Pictures excluded, return the lines below from the first through the line holding "import plotly.graph_objects as go".

_ _ _ _ _ _ _

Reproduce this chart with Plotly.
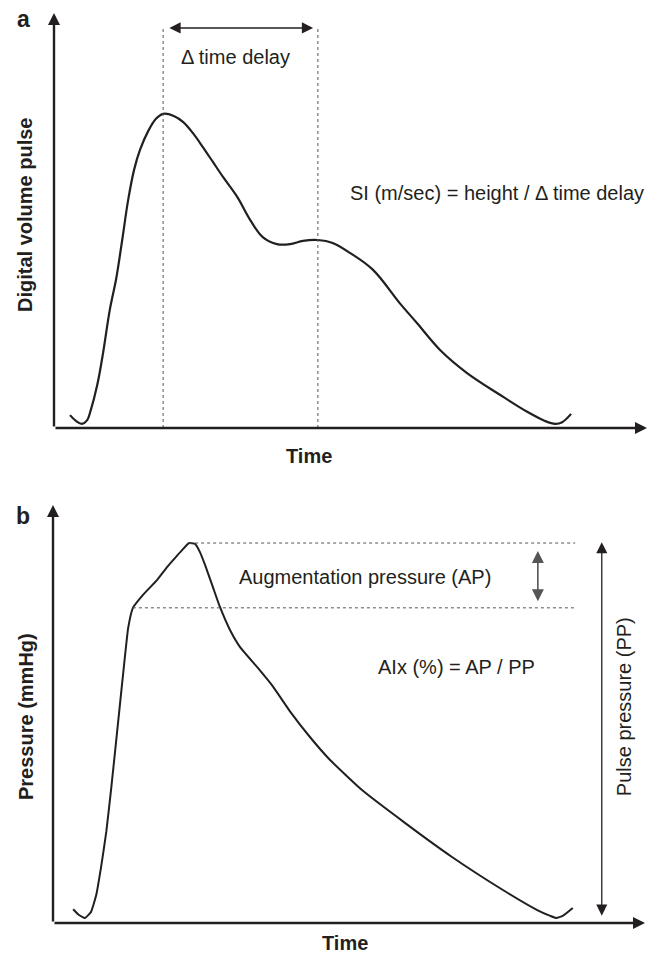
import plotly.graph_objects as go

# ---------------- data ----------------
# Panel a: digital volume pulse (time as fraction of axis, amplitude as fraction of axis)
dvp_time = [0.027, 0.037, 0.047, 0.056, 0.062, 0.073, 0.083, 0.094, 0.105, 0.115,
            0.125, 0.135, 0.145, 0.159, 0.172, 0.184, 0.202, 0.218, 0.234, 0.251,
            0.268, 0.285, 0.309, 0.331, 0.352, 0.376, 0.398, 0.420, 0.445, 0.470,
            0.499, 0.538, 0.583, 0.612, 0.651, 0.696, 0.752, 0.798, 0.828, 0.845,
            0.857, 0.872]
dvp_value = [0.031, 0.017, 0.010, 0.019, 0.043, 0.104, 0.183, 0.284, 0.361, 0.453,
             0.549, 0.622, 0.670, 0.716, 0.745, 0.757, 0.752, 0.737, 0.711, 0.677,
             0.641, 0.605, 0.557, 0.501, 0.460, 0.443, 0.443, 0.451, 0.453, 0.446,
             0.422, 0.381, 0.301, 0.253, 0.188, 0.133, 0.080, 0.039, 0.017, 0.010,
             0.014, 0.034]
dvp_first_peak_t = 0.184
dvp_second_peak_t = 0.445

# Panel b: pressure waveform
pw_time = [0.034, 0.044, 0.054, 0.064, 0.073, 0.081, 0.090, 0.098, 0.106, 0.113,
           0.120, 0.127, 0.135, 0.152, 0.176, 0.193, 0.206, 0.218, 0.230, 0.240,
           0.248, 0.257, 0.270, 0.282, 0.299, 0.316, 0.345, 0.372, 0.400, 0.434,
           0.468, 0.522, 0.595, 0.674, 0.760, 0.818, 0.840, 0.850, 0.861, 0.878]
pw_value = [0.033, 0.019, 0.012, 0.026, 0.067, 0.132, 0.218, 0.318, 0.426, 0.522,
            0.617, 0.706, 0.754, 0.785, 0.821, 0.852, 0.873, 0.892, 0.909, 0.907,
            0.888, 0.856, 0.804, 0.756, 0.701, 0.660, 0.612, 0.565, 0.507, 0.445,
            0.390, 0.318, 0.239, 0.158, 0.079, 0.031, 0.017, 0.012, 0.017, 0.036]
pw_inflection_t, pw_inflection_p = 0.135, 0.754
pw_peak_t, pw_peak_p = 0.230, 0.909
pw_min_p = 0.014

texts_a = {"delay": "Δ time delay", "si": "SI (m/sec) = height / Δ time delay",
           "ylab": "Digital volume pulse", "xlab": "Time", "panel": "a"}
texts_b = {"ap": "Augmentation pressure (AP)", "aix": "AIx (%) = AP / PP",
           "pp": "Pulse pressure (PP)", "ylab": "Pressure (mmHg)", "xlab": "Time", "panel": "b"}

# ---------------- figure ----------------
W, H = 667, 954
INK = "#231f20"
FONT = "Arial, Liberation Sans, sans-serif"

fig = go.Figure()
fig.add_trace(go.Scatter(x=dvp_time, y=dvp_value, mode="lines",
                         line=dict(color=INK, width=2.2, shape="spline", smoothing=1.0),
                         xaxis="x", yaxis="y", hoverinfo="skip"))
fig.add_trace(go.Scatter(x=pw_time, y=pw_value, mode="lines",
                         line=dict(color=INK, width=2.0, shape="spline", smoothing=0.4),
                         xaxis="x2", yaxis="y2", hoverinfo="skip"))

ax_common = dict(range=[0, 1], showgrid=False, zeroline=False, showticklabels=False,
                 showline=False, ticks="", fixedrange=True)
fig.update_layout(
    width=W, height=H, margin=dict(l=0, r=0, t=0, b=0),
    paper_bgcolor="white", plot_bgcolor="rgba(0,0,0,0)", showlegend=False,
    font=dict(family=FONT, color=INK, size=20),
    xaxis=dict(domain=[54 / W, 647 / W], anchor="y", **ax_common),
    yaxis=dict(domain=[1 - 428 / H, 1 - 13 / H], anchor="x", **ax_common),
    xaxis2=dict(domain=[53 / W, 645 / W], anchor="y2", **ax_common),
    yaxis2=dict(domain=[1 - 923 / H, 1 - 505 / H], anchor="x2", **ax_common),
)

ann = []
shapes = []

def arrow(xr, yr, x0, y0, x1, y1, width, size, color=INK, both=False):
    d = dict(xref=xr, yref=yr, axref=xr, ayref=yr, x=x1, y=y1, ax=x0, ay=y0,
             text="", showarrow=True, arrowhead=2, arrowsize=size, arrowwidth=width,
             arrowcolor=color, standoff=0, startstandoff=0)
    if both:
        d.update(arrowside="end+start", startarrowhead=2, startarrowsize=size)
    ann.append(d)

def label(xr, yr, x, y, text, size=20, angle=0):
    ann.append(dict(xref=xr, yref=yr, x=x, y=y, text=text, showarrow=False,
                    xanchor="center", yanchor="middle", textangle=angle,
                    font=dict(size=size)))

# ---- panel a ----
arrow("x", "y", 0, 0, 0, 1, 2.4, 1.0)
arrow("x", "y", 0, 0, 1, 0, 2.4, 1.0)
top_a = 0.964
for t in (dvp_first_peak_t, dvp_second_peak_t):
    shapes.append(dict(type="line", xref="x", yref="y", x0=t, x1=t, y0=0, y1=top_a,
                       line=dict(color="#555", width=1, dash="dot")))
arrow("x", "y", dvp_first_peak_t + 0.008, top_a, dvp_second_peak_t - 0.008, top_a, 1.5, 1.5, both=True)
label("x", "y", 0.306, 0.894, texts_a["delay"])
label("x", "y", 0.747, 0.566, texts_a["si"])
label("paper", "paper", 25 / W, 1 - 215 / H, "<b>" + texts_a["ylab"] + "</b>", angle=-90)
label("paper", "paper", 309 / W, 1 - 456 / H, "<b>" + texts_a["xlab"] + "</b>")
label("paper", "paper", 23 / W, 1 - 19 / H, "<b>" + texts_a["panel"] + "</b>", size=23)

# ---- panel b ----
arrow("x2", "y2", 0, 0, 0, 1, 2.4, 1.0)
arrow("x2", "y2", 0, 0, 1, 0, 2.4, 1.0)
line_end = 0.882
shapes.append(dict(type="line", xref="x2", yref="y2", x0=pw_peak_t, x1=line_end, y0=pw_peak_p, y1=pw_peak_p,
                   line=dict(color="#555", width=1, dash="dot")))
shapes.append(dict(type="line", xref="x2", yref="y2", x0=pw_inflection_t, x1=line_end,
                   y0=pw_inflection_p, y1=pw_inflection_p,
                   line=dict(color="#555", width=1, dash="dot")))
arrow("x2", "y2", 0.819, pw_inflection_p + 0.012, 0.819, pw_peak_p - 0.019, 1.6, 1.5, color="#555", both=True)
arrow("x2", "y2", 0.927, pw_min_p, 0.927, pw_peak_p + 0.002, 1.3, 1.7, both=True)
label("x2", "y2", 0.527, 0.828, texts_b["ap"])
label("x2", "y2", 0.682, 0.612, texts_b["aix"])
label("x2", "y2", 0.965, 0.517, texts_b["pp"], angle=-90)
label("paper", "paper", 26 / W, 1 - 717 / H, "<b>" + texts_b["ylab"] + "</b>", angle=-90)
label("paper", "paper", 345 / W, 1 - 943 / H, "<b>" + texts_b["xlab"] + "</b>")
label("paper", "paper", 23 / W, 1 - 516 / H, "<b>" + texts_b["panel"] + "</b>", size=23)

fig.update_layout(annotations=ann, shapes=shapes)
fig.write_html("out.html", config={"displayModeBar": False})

_ _ _ _ _ _ _

Result of this task:
Reproduce this chart with Plotly.
import plotly.graph_objects as go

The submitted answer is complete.